### Work to complete
Copy exactly, leaving out every image, the lines from the one with "Recreate this image" through the one with "import plotly.graph_objects as go", inclusive.

■ ■ ■ ■ ■

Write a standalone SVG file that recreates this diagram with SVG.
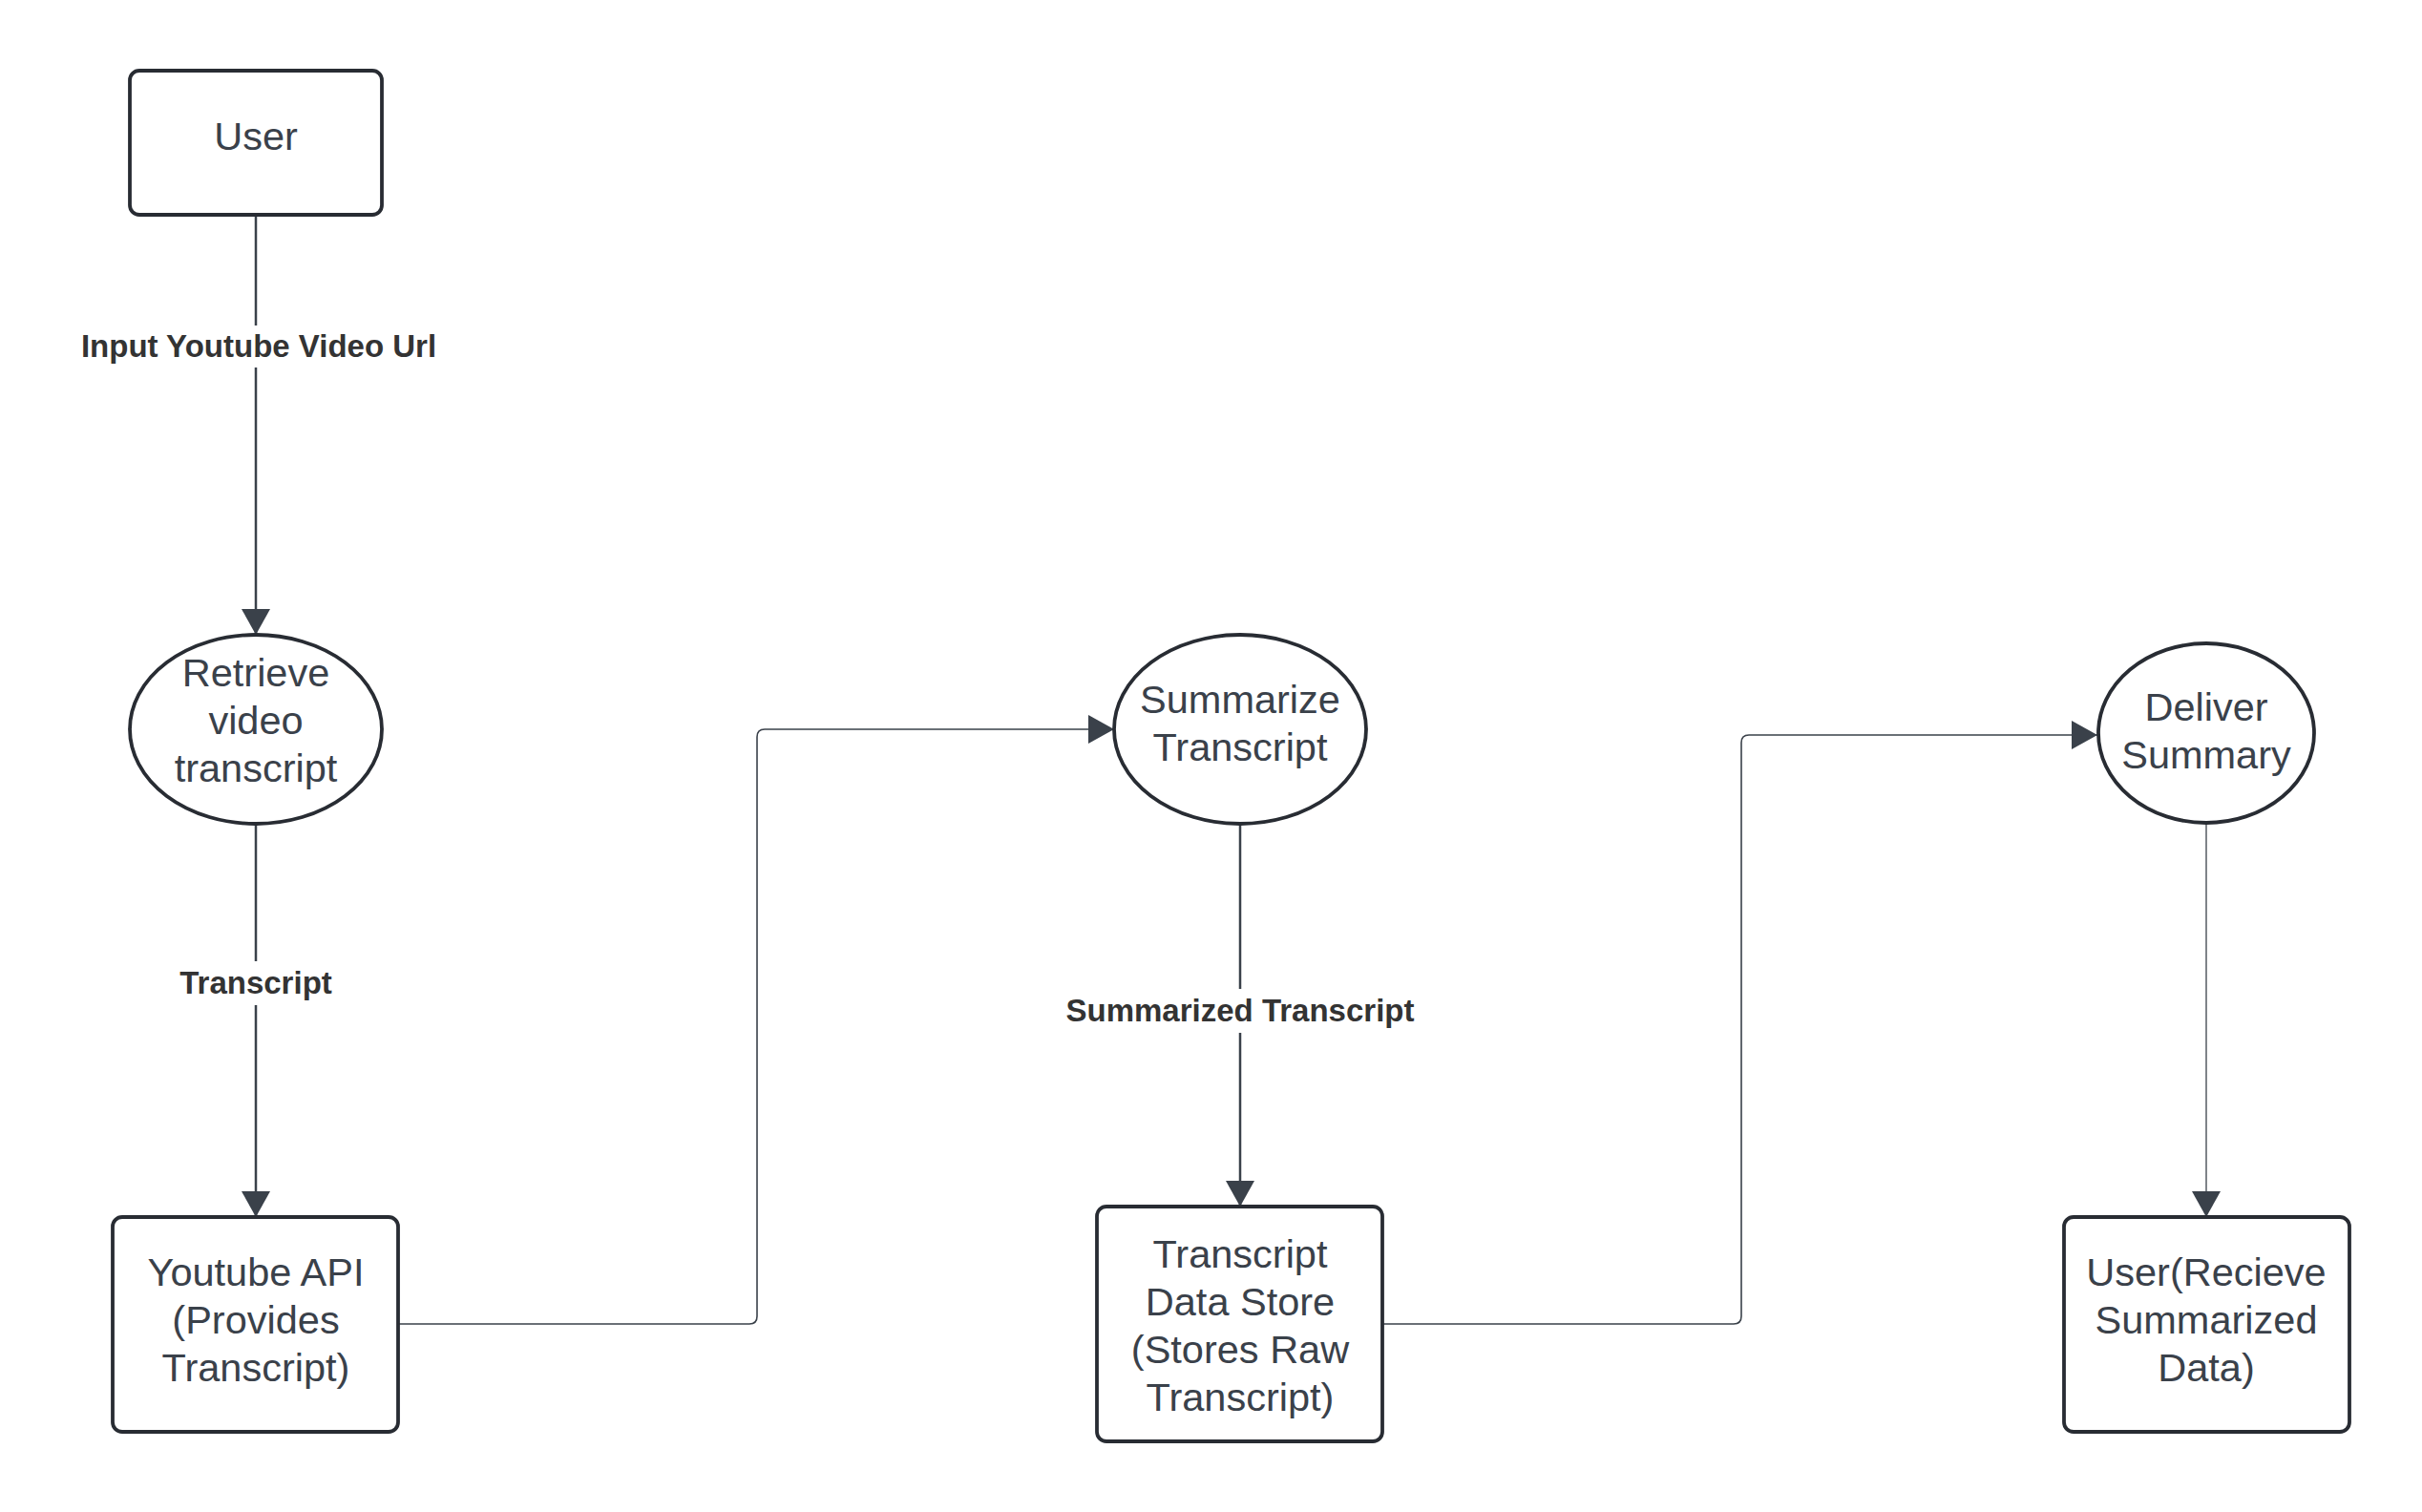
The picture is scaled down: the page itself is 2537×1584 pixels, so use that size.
<svg xmlns="http://www.w3.org/2000/svg" width="2537" height="1584" viewBox="0 0 2537 1584">
  <style>
    .box { fill: #ffffff; stroke: #282c33; stroke-width: 3.8; }
    .txt { font-family: "Liberation Sans", Arial, sans-serif; font-size: 41.5px; fill: #3a414a; text-anchor: middle; }
    .lbl { font-family: "Liberation Sans", Arial, sans-serif; font-size: 33px; font-weight: bold; fill: #333333; text-anchor: middle; }
    .conn { fill: none; stroke: #3a414a; }
    .thick { stroke-width: 2.5; }
    .thin { stroke-width: 1.6; }
    .lblbg { fill: #ffffff; }
  </style>
  <defs>
    <marker id="arrow" markerUnits="userSpaceOnUse" markerWidth="27" markerHeight="30" refX="27" refY="15" orient="auto">
      <path d="M0,0 L27,15 L0,30 z" fill="#3a414a"/>
    </marker>
  </defs>
  <rect width="2537" height="1584" fill="#ffffff"/>

  <g id="connectors">
    <path class="conn thick" d="M268,225 V665" marker-end="url(#arrow)"/>
    <rect class="lblbg" x="80" y="341" width="380" height="44"/>
    <text class="lbl" x="271" y="374">Input Youtube Video Url</text>

    <path class="conn thick" d="M268,862 V1275" marker-end="url(#arrow)"/>
    <rect class="lblbg" x="180" y="1007" width="176" height="46"/>
    <text class="lbl" x="268" y="1041">Transcript</text>

    <path class="conn thin" d="M417,1387 H785 Q793,1387 793,1379 V772 Q793,764 801,764 H1167" marker-end="url(#arrow)"/>

    <path class="conn thick" d="M1299,862 V1264" marker-end="url(#arrow)"/>
    <rect class="lblbg" x="1110" y="1036" width="378" height="46"/>
    <text class="lbl" x="1299" y="1070">Summarized Transcript</text>

    <path class="conn thin" d="M1448,1387 H1816 Q1824,1387 1824,1379 V778 Q1824,770 1832,770 H2197" marker-end="url(#arrow)"/>

    <path class="conn" stroke-width="1.3" d="M2311,862 V1275" marker-end="url(#arrow)"/>
  </g>

  <g id="user">
    <rect class="box" x="136" y="74" width="264" height="151" rx="10"/>
    <text class="txt" x="268" y="157">User</text>
  </g>

  <g id="retrieve">
    <ellipse class="box" cx="268" cy="764" rx="132" ry="99"/>
    <text class="txt" x="268" y="719">Retrieve</text>
    <text class="txt" x="268" y="769">video</text>
    <text class="txt" x="268" y="819">transcript</text>
  </g>

  <g id="youtube-api">
    <rect class="box" x="118" y="1275" width="299" height="225" rx="10"/>
    <text class="txt" x="268" y="1347">Youtube API</text>
    <text class="txt" x="268" y="1397">(Provides</text>
    <text class="txt" x="268" y="1447">Transcript)</text>
  </g>

  <g id="summarize">
    <ellipse class="box" cx="1299" cy="764" rx="132" ry="99"/>
    <text class="txt" x="1299" y="747">Summarize</text>
    <text class="txt" x="1299" y="797">Transcript</text>
  </g>

  <g id="data-store">
    <rect class="box" x="1149" y="1264" width="299" height="246" rx="10"/>
    <text class="txt" x="1299" y="1328">Transcript</text>
    <text class="txt" x="1299" y="1378">Data Store</text>
    <text class="txt" x="1299" y="1428">(Stores Raw</text>
    <text class="txt" x="1299" y="1478">Transcript)</text>
  </g>

  <g id="deliver">
    <ellipse class="box" cx="2311" cy="768" rx="113" ry="94"/>
    <text class="txt" x="2311" y="755">Deliver</text>
    <text class="txt" x="2311" y="805">Summary</text>
  </g>

  <g id="user-receive">
    <rect class="box" x="2162" y="1275" width="299" height="225" rx="10"/>
    <text class="txt" x="2311" y="1347">User(Recieve</text>
    <text class="txt" x="2311" y="1397">Summarized</text>
    <text class="txt" x="2311" y="1447">Data)</text>
  </g>
</svg>
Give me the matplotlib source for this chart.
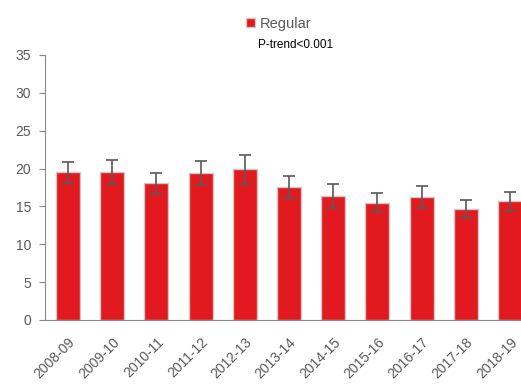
import matplotlib
matplotlib.use("Agg")
import matplotlib.pyplot as plt
import numpy as np

plt.rcParams["font.family"] = ["Liberation Sans", "DejaVu Sans"]

# survey years, prevalence (%) and 95% CI half-widths
years = ["2008-09", "2009-10", "2010-11", "2011-12", "2012-13", "2013-14",
         "2014-15", "2015-16", "2016-17", "2017-18", "2018-19"]
regular = [19.5, 19.5, 18.05, 19.4, 19.9, 17.6, 16.4, 15.5, 16.2, 14.7, 15.7]
ci = [1.35, 1.6, 1.35, 1.6, 1.9, 1.45, 1.6, 1.25, 1.45, 1.2, 1.25]

red = "#e2191f"
grey = "#595959"

fig = plt.figure(figsize=(5.21, 3.88), dpi=100)
ax = fig.add_axes([0.0864, 0.1753, 0.935, 0.683])

x = np.arange(len(years))
ax.bar(x, regular, width=0.54, color=red, edgecolor="#c8c8c8", linewidth=1,
       yerr=ci, error_kw=dict(ecolor=grey, elinewidth=1.2, capsize=4, capthick=1.2),
       label="Regular")

ax.set_xlim(-0.52, 10.5)
ax.set_ylim(0, 35)
ax.set_yticks(range(0, 36, 5))
ax.set_xticks(x)
ax.set_xticklabels(years, rotation=45, ha="right", rotation_mode="anchor")

for s in ["top", "right"]:
    ax.spines[s].set_visible(False)
for s in ["left", "bottom"]:
    ax.spines[s].set_color("#888888")
ax.tick_params(axis="y", colors=grey, labelsize=10, length=4, color="#888888", pad=6)
ax.tick_params(axis="x", colors=grey, labelsize=10, length=0, pad=11)

leg = ax.legend(loc="upper left", bbox_to_anchor=(0.473, 0.957),
                bbox_transform=fig.transFigure, frameon=False,
                handlelength=0.6, handleheight=0.6, handletextpad=0.3,
                fontsize=10.5, borderaxespad=0, borderpad=0)
for t in leg.get_texts():
    t.set_color(grey)
fig.text(0.495, 0.876, "P-trend<0.001", fontsize=8.5, color="black")

fig.savefig("out.png", dpi=100)
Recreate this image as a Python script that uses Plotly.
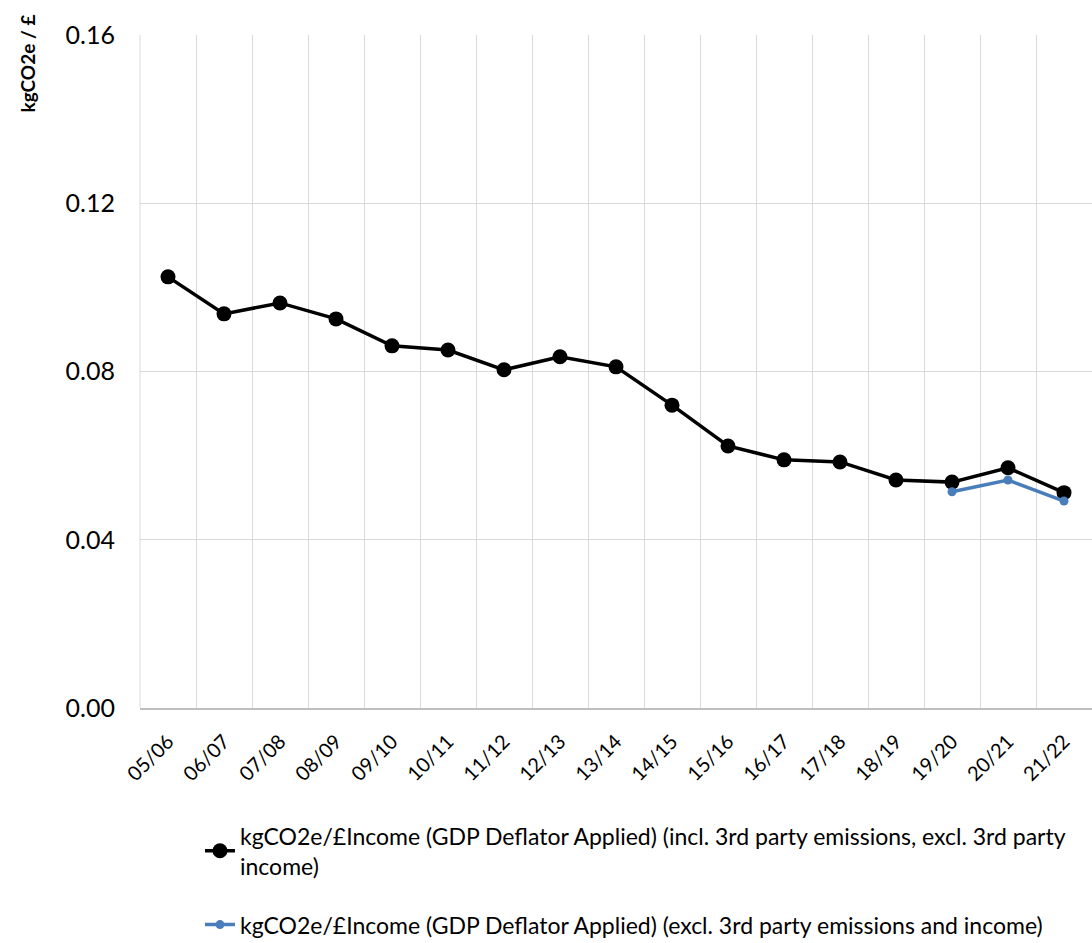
import plotly.graph_objects as go

years = ["05/06", "06/07", "07/08", "08/09", "09/10", "10/11", "11/12", "12/13", "13/14",
         "14/15", "15/16", "16/17", "17/18", "18/19", "19/20", "20/21", "21/22"]
incl_3rd = [0.1025, 0.0937, 0.0963, 0.0925, 0.0861, 0.0851, 0.0804, 0.0835, 0.0811,
            0.0720, 0.0623, 0.0590, 0.0585, 0.0542, 0.0537, 0.0571, 0.0512]
excl_years = ["19/20", "20/21", "21/22"]
excl_3rd = [0.0514, 0.0542, 0.0492]

name1 = "kgCO2e/£Income (GDP Deflator Applied) (incl. 3rd party emissions, excl. 3rd party<br>income)"
name2 = "kgCO2e/£Income (GDP Deflator Applied) (excl. 3rd party emissions and income)"

fig = go.Figure()
fig.add_trace(go.Scatter(x=years, y=incl_3rd, mode="lines+markers", name=name1,
                         legendgroup="a",
                         line=dict(color="#000000", width=3.5),
                         marker=dict(color="#000000", size=15)))
fig.add_trace(go.Scatter(x=excl_years, y=excl_3rd, mode="lines+markers", name=name2,
                         legendgroup="b",
                         line=dict(color="#4a7ebb", width=3.5),
                         marker=dict(color="#4a7ebb", size=9)))

font = "Lato, 'Open Sans', sans-serif"
fig.update_layout(
    width=1092, height=943,
    margin=dict(l=140, r=0, t=35, b=235, autoexpand=False),
    plot_bgcolor="white", paper_bgcolor="white",
    font=dict(family=font, color="#000000"),
    xaxis=dict(type="category", categoryorder="array", categoryarray=years,
               range=[-0.5, 16.5], tickson="boundaries", showgrid=True,
               gridcolor="#d9d9d9", gridwidth=1, tickangle=-45,
               tickfont=dict(size=20), ticks="", ticklabelstandoff=12, showline=True,
               linecolor="#bfbfbf", linewidth=2, zeroline=False, automargin=False),
    yaxis=dict(range=[0, 0.16], tickvals=[0, 0.04, 0.08, 0.12, 0.16],
               ticktext=["0.00", "0.04", "0.08", "0.12", "0.16"],
               showgrid=True, gridcolor="#d9d9d9", gridwidth=1,
               tickfont=dict(size=25), zeroline=False, showline=False,
               ticks="", ticklabelstandoff=24, automargin=False),
    legend=dict(orientation="v", x=0.063, xanchor="left", y=-0.158, yanchor="top",
                font=dict(size=23), tracegroupgap=26, bgcolor="rgba(0,0,0,0)"),
    showlegend=True,
)
fig.add_shape(type="line", xref="paper", yref="paper", x0=0, x1=0, y0=0, y1=1,
              line=dict(color="#d9d9d9", width=1), layer="below")
fig.add_annotation(text="<b>kgCO2e / £</b>", xref="paper", yref="paper",
                   x=-0.118, y=1.033, xanchor="center", yanchor="top", textangle=-90,
                   showarrow=False, font=dict(size=19))

fig.write_html("out.html")
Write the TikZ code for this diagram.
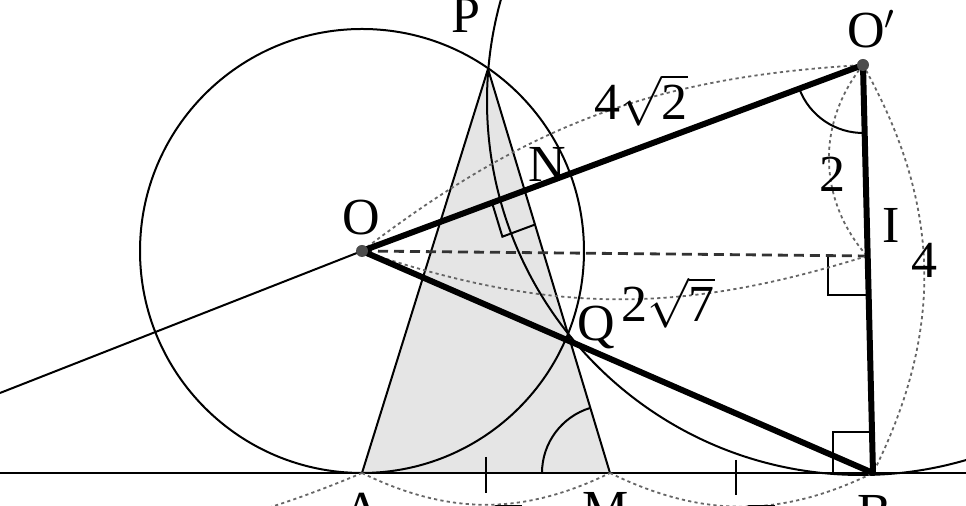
\documentclass[tikz,border=0pt]{standalone}
\usepackage{fontspec}
\setmainfont{Liberation Serif}
\usetikzlibrary{calc}

\begin{document}
\begin{tikzpicture}[x=0.5pt, y=0.5pt,
        thinline/.style={black, line width=1pt},
        boldline/.style={black, line width=3pt, line cap=round},
        dimarc/.style={black!60, line width=0.9pt, dash pattern=on 1.6pt off 1.6pt},
        lbl/.style={font=\fontsize{26}{30}\selectfont, inner sep=0pt, anchor=base}]
        \useasboundingbox (0,0) rectangle (966,506);
        \clip (0,0) rectangle (966,506);
        % 點
        \coordinate (O) at (362,255);
        \coordinate (Op) at (863,441);
        \coordinate (A) at (362,33);
        \coordinate (M) at (610,33);
        \coordinate (B) at (873,33);
        \coordinate (P) at (488,437);
        \coordinate (Q) at (568,173);
        \coordinate (N) at (525,315);
        \coordinate (I) at (867,250);
        \coordinate (L) at (0,113);
        \coordinate (Lg) at (0,33);
        \coordinate (Rg) at (966,33);
        \coordinate (Far) at (-236,33);
        % 灰色三角形 PAM
        \fill[black!10] (P) -- (A) -- (M) -- cycle;
        % 兩個圓
        \draw[thinline] (O) circle[radius=222];
        \draw[thinline] (861,405) circle[radius=374];
        % 切線與直線
        \draw[thinline] (Lg) -- (Rg);
        \draw[thinline] (L) -- (O);
        \draw[thinline] (P) -- (A);
        \draw[thinline] (P) -- (M);
        % 直角記號
        \draw[thinline] (492.2,302.8) -- (502.4,269.3) -- (535.2,281.5);
        \draw[thinline] (828,250) -- (828,211) -- (868,211);
        \draw[thinline] (833,33) -- (833,74) -- (872,74);
        % 角的圓弧
        \draw[thinline] ([shift={(200.4:68)}]Op) arc[start angle=200.4, end angle=271.4, radius=68];
        \draw[thinline] ([shift={(106.8:68)}]M) arc[start angle=106.8, end angle=180, radius=68];
        % 等長記號
        \draw[thinline] (486,49) -- (486,13);
        \draw[thinline] (736,46) -- (736,11);
        % 虛線 OI
        \draw[black!80, line width=1.4pt, dash pattern=on 5pt off 3pt] (O) -- (I);
        % 長度的點線弧
        \draw[dimarc] (O) to[bend left=17] (Op);
        \draw[dimarc] (O) to[bend right=18] (I);
        \draw[dimarc] (Op) to[bend right=40] (I);
        \draw[dimarc] (Op) to[bend left=28] (B);
        \draw[dimarc] (Far) to[bend right=23] (A);
        \draw[dimarc] (A) to[bend right=26] (M);
        \draw[dimarc] (M) to[bend right=26] (B);
        % 粗線
        \draw[boldline] (O) -- (Op);
        \draw[boldline] (O) -- (B);
        \draw[boldline] (Op) -- (B);
        % 圓心
        \fill[black!70] (O) circle[radius=6];
        \fill[black!70] (Op) circle[radius=6];
        % 標籤
        \node[lbl] (lP) at (466,473) {P};
        \node[lbl] (lO) at (361,271) {O};
        \node[lbl, anchor=base west] (lOp) at (847,458) {O$'$};
        \node[lbl] (lN) at (547,324) {N};
        \node[lbl] (lI) at (891,263) {I};
        \node[lbl] (lQ) at (596,165) {Q};
        \node[lbl] (lOI) at (832,314) {2};
        \node[lbl] (lOB) at (924,228) {4};
        \node[lbl] (lOOp) at (641,386) {4$\sqrt{\mbox{2}}$};
        \node[lbl] (lOIlen) at (668,184) {2$\sqrt{\mbox{7}}$};
        \node[lbl] (lA) at (362,-22) {A};
        \node[lbl] (lM) at (606,-21) {M};
        \node[lbl] (lB) at (875,-24) {B};
        \node[lbl, anchor=north] (lAM) at (488,3) {$\sqrt{\mbox{7}}$};
        \node[lbl, anchor=north] (lMB) at (741,3) {$\sqrt{\mbox{7}}$};
    \end{tikzpicture}
\end{document}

■ ■ ■ ■ ■

### Task output
Recreate this image as a Python script that uses Plotly.
import plotly.graph_objects as go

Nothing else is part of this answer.